As AES becomes more accepted, the former encryption standard, the Data Encryption Standard (DES), is considered to be vulnerable and to be avoided.

The Future of Cryptography
From behind the screens of increasingly powerful computers, a global battle is being waged between cryptographers and hackers (whether they be state-backed, criminals, NSOs, or hobbyists). As technical cryptography has advanced to a stage where it can be virtually impenetrable, hackers have come to increasingly rely on social-engineering attacks to create the first crack in the armor of an organization. The future of cryptography, then, lies in developing psychological techniques to both guard against social engineering as well as confuse any potential attackers.

Two particularly successful approaches are Two-Factor Authentication (TFA) and Honeypots. A common form of TFA is where an SMS is sent to your phone with a unique PIN that is needed in addition to your password. That way, even if a social hacker was able to get your password, they would still be helpless without access to your phone.

Honeypots, on the other hand, involve creating legitimate-seeming data, but isolating it from the main network and monitoring it closely. This has the benefits of (1) tricking the attackers into thinking they've successfully penetrated the network, (2) frustrating the attackers once they realize that they've been fooled, and (3) alerting the organization to the presence of attackers.
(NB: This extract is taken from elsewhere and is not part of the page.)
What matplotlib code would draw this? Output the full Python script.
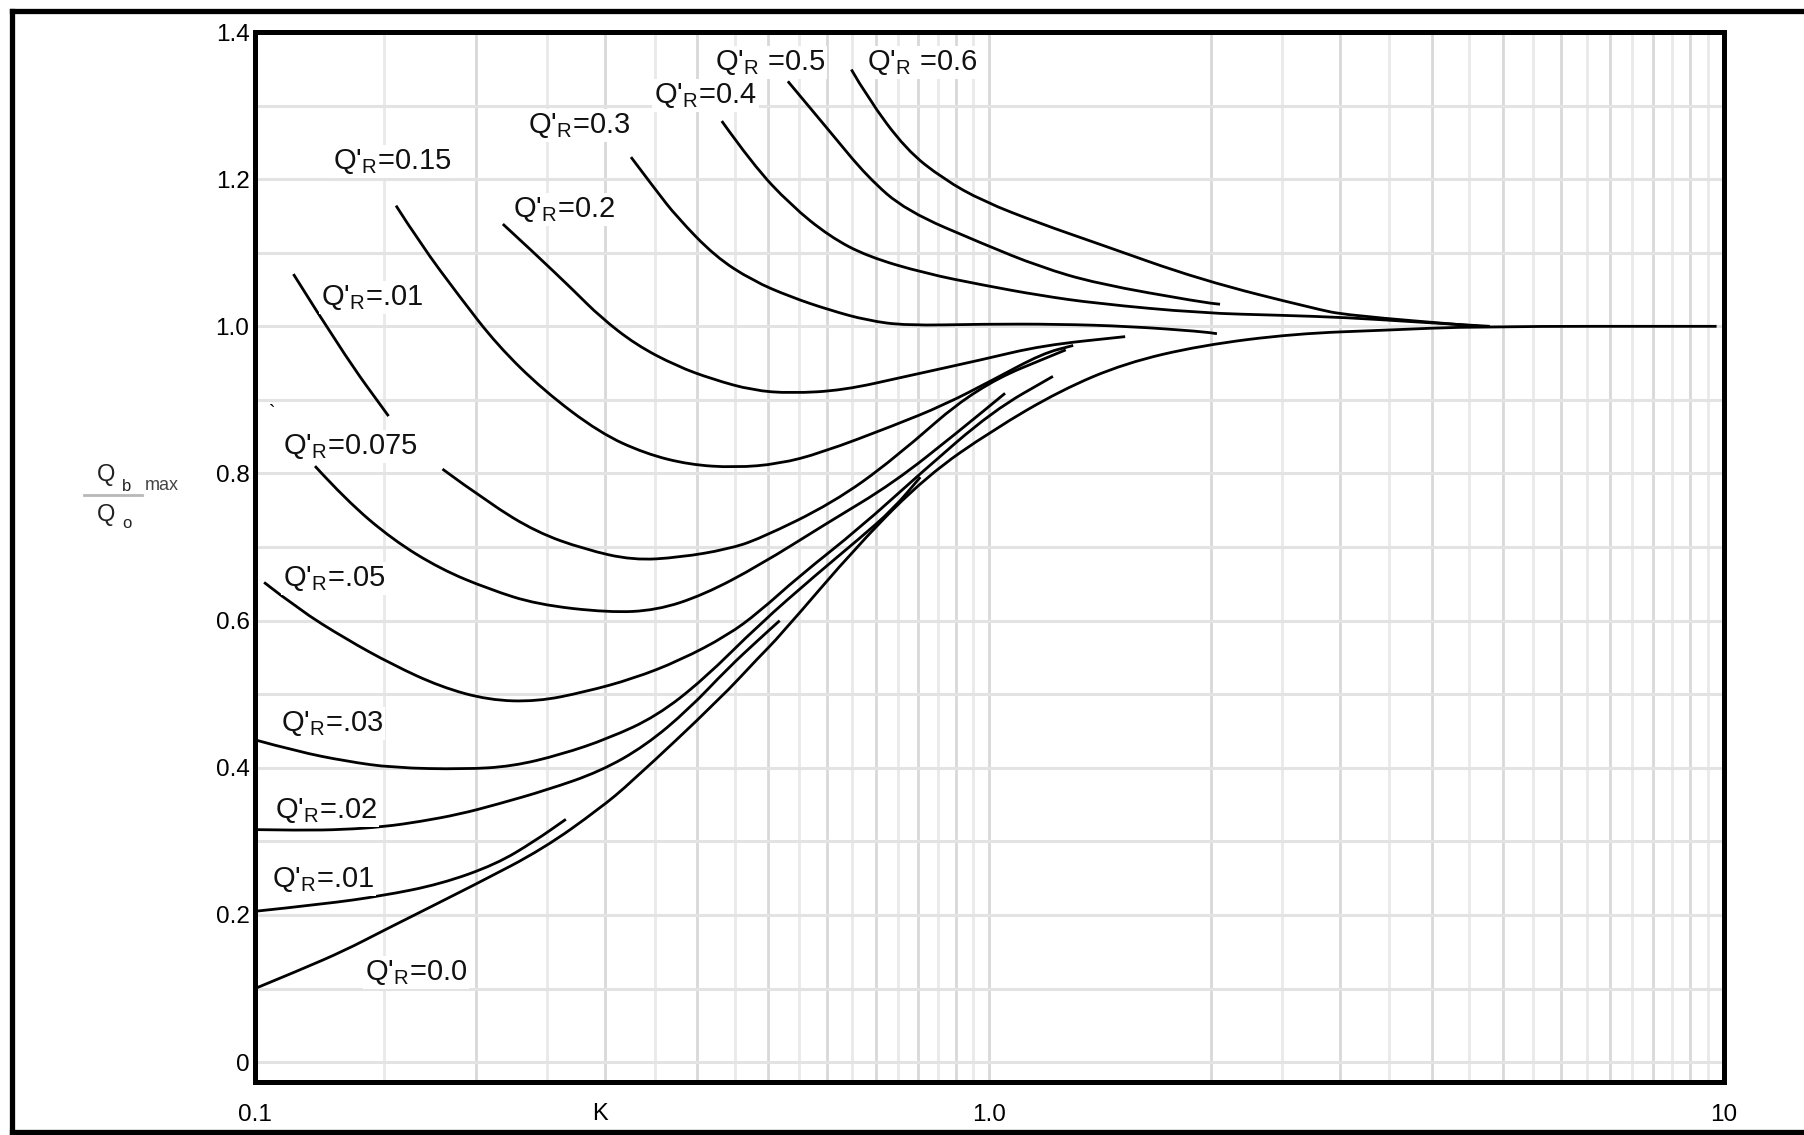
import numpy as np
import matplotlib
matplotlib.use("Agg")
import matplotlib.pyplot as plt
from matplotlib.lines import Line2D
from matplotlib.path import Path
from matplotlib.patches import PathPatch

plt.rcParams["font.family"] = ["Liberation Sans", "DejaVu Sans"]
plt.rcParams["mathtext.fontset"] = "custom"
plt.rcParams["mathtext.rm"] = "Liberation Sans"
plt.rcParams["mathtext.it"] = "Liberation Sans:italic"
plt.rcParams["mathtext.bf"] = "Liberation Sans:bold"

# curves: K (log axis) and Qb max / Qo, one pair per Q'R
k_000 = [0.1, 0.115, 0.1327, 0.149, 0.201, 0.247, 0.295, 0.325, 0.43, 0.486, 0.517,
         0.666, 0.822, 1.01, 1.25, 1.53, 1.94, 2.6, 3.5, 4.6, 9.77]
y_000 = [0.10, 0.125, 0.152, 0.178, 0.243, 0.29, 0.345, 0.38, 0.494, 0.551, 0.578,
         0.706, 0.797, 0.859, 0.913, 0.950, 0.974, 0.99, 0.995, 1.0, 1.0]

k_001 = [0.1, 0.1245, 0.149, 0.179, 0.213, 0.24, 0.265]
y_001 = [0.205, 0.215, 0.226, 0.242, 0.269, 0.30, 0.330]

k_002 = [0.1, 0.115, 0.132, 0.15, 0.168, 0.19, 0.213, 0.25, 0.295, 0.34, 0.39, 0.44, 0.486, 0.518]
y_002 = [0.316, 0.315, 0.316, 0.32, 0.327, 0.337, 0.35, 0.37, 0.395, 0.43, 0.48, 0.535, 0.575, 0.60]

k_003 = [0.1, 0.1144, 0.133, 0.154, 0.193, 0.224, 0.261, 0.303, 0.352, 0.408, 0.486, 0.58,
         0.666, 0.74, 0.805]
y_003 = [0.438, 0.422, 0.409, 0.400, 0.398, 0.402, 0.418, 0.44, 0.47, 0.52, 0.595, 0.662,
         0.712, 0.752, 0.795]

k_005 = [0.1029, 0.1144, 0.133, 0.154, 0.179, 0.208, 0.242, 0.281, 0.327, 0.379, 0.44, 0.486,
         0.55, 0.666, 0.805, 1.01, 1.22]
y_005 = [0.652, 0.616, 0.575, 0.540, 0.510, 0.492, 0.490, 0.503, 0.521, 0.546, 0.58, 0.612,
         0.66, 0.726, 0.80, 0.885, 0.932]

k_0075 = [0.1207, 0.133, 0.154, 0.179, 0.208, 0.242, 0.303, 0.352, 0.408, 0.486, 0.602, 0.74,
          0.91, 1.05]
y_0075 = [0.810, 0.764, 0.71, 0.670, 0.643, 0.622, 0.611, 0.614, 0.635, 0.675, 0.733, 0.787,
          0.858, 0.909]

# the 0.1 curve is broken where the 0.075 label sits
k_010_top = [0.1128, 0.1318, 0.152]
y_010_top = [1.071, 0.963, 0.878]
k_010 = [0.18, 0.208, 0.242, 0.281, 0.327, 0.379, 0.44, 0.486, 0.612, 0.74, 0.96, 1.27]
y_010 = [0.806, 0.76, 0.72, 0.697, 0.682, 0.686, 0.697, 0.711, 0.76, 0.819, 0.918, 0.968]

k_015 = [0.1556, 0.168, 0.19, 0.2135, 0.247, 0.295, 0.34, 0.39, 0.45, 0.517, 0.59, 0.74,
         0.867, 1.01, 1.18, 1.30]
y_015 = [1.164, 1.112, 1.04, 0.975, 0.913, 0.855, 0.827, 0.812, 0.808, 0.813, 0.828, 0.865,
         0.893, 0.927, 0.963, 0.974]

k_020 = [0.2175, 0.241, 0.272, 0.295, 0.33, 0.375, 0.42, 0.476, 0.536, 0.632, 0.77, 0.98, 1.18, 1.53]
y_020 = [1.139, 1.098, 1.048, 1.013, 0.975, 0.946, 0.928, 0.913, 0.909, 0.913, 0.932, 0.955, 0.974, 0.986]

k_030 = [0.325, 0.352, 0.375, 0.423, 0.476, 0.536, 0.606, 0.682, 0.77, 0.98, 1.24, 1.55, 1.94, 2.04]
y_030 = [1.23, 1.184, 1.149, 1.095, 1.062, 1.04, 1.022, 1.008, 1.001, 1.003, 1.003, 1.0, 0.993, 0.99]

k_040 = [0.432, 0.476, 0.536, 0.606, 0.682, 0.817, 0.98, 1.17, 1.40, 1.94, 2.5, 3.06, 3.8, 4.8]
y_040 = [1.279, 1.22, 1.165, 1.122, 1.095, 1.072, 1.056, 1.042, 1.031, 1.018, 1.015, 1.012, 1.006, 1.0]

k_050 = [0.5315, 0.606, 0.682, 0.77, 0.98, 1.17, 1.40, 1.94, 2.06]
y_050 = [1.333, 1.265, 1.203, 1.157, 1.112, 1.081, 1.058, 1.033, 1.03]

k_060 = [0.6485, 0.682, 0.77, 0.866, 0.98, 1.17, 1.40, 1.94, 2.77, 3.07, 4.65]
y_060 = [1.349, 1.311, 1.24, 1.20, 1.17, 1.14, 1.113, 1.063, 1.024, 1.015, 1.0]

curves = [(k_000, y_000), (k_001, y_001), (k_002, y_002), (k_003, y_003), (k_005, y_005),
          (k_0075, y_0075), (k_010_top, y_010_top), (k_010, y_010), (k_015, y_015),
          (k_020, y_020), (k_030, y_030), (k_040, y_040), (k_050, y_050), (k_060, y_060)]

# curve labels (text as printed on the chart, baseline position)
label_text = ["0.15", ".01", "0.075", ".05", ".03", ".02", ".01", "0.0",
              "0.2", "0.3", "0.4", "0.5", "0.6"]
label_gap = ["", "", "", "", "", "", "", "", "", "", "", " ", " "]
label_k = [0.1277, 0.123, 0.1092, 0.1092, 0.1085, 0.1065, 0.1055, 0.141,
           0.2244, 0.235, 0.3497, 0.4226, 0.682]
label_y = [1.214, 1.029, 0.827, 0.647, 0.45, 0.332, 0.238, 0.112,
           1.148, 1.263, 1.303, 1.348, 1.348]

y_ticks = [0, 0.2, 0.4, 0.6, 0.8, 1.0, 1.2, 1.4]
y_tick_labels = ["0", "0.2", "0.4", "0.6", "0.8", "1.0", "1.2", "1.4"]
x_labelled = {0.1: "0.1", 1.0: "1.0", 10.0: "10"}


def smooth_path(k, y):
    # quadratic bezier through the read points, midpoints taken in log-K space
    lk = np.log10(k)
    verts = [(k[0], y[0])]
    codes = [Path.MOVETO]
    for i in range(1, len(k) - 1):
        verts += [(k[i], y[i]), (10 ** ((lk[i] + lk[i + 1]) / 2), (y[i] + y[i + 1]) / 2)]
        codes += [Path.CURVE3, Path.CURVE3]
    verts.append((k[-1], y[-1]))
    codes.append(Path.LINETO)
    return Path(verts, codes)


fig = plt.figure(figsize=(18.04, 11.35), dpi=100)
ax = fig.add_axes([0.14135, 0.0467, 0.8143, 0.9251])
ax.set_xscale("log")
ax.set_xlim(0.1, 10)
ax.set_ylim(-0.027, 1.4)

# grid: whole steps darker, half steps lighter
x_major = list(np.round(np.arange(0.1, 1.0, 0.1), 2)) + list(np.arange(1.0, 10.5, 1.0))
x_minor = list(np.round(np.arange(0.15, 1.0, 0.1), 3)) + list(np.arange(2.5, 10, 1.0))
ax.set_xticks(x_major, labels=[x_labelled.get(round(v, 2), "") for v in x_major])
ax.set_xticks(x_minor, minor=True)
ax.set_yticks(y_ticks, labels=y_tick_labels)
ax.set_yticks(np.round(np.arange(0.1, 1.4, 0.2), 2), minor=True)
ax.xaxis.set_minor_formatter(plt.NullFormatter())
ax.grid(True, which="major", axis="x", color="#d8d8d8", lw=2.0)
ax.grid(True, which="minor", axis="x", color="#e9e9e9", lw=2.0)
ax.grid(True, which="both", axis="y", color="#e3e3e3", lw=2.2)
ax.set_axisbelow(True)
ax.tick_params(which="both", length=0)
ax.tick_params(axis="y", labelsize=17.5, pad=4)
ax.tick_params(axis="x", labelsize=17.5, pad=16)
for s in ax.spines.values():
    s.set_linewidth(3.6)
    s.set_color("black")

for k, y in curves:
    ax.add_patch(PathPatch(smooth_path(k, y), fill=False, edgecolor="black", lw=2.0,
                           capstyle="butt", joinstyle="round", zorder=2))

for txt, gap, kx, yy in zip(label_text, label_gap, label_k, label_y):
    ax.text(kx, yy, "Q$'_{\\mathrm{R}}$" + gap + "=" + txt, fontsize=21, ha="left", va="baseline",
            color="#111111", zorder=4, bbox=dict(facecolor="white", edgecolor="none", pad=1.5))

ax.text(0.1057, 0.882, "`", fontsize=14, ha="center", va="center")
ax.text(0.295, -0.0305, "K", transform=ax.get_xaxis_transform(), fontsize=17,
        ha="center", va="center")

# y axis label drawn as a fraction Qb max / Qo
W, H = 1804.0, 1135.0
fig.text(97 / W, 1 - 481 / H, "Q", fontsize=17, va="baseline", color="#222222")
fig.text(122 / W, 1 - 491 / H, "b", fontsize=12, va="baseline", color="#222222")
fig.text(145 / W, 1 - 490 / H, "max", fontsize=13, va="baseline", color="#444444")
fig.text(97 / W, 1 - 521 / H, "Q", fontsize=17, va="baseline", color="#222222")
fig.text(122 / W, 1 - 528 / H, "o", fontsize=12, va="baseline", color="#222222")
fig.add_artist(Line2D([84 / W, 142 / W], [1 - 495 / H, 1 - 495 / H], color="#b8b8b8", lw=2))

# outer frame of the scanned figure
fx, fy_top, fy_bot = 12 / W, 1 - 11 / H, 1 - 1132 / H
fig.add_artist(Line2D([fx, fx], [fy_bot, fy_top], color="black", lw=3.8))
fig.add_artist(Line2D([fx, 1.0], [fy_top, fy_top], color="black", lw=3.8))
fig.add_artist(Line2D([fx, 1.0], [fy_bot, fy_bot], color="black", lw=3.8))

fig.savefig("out.png", dpi=100)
For better or worse, the weakest link in your organization is almost certainly your people. Accordingly, any cybersecurity strategy must create a dynamic of shared responsibility at its core if it is to be at all effective. This means introducing training workshops, awareness programs, and top-down messaging that shows employees that your organization takes cybersecurity seriously. Cybersecurity is only secure when it's everyone's responsibility.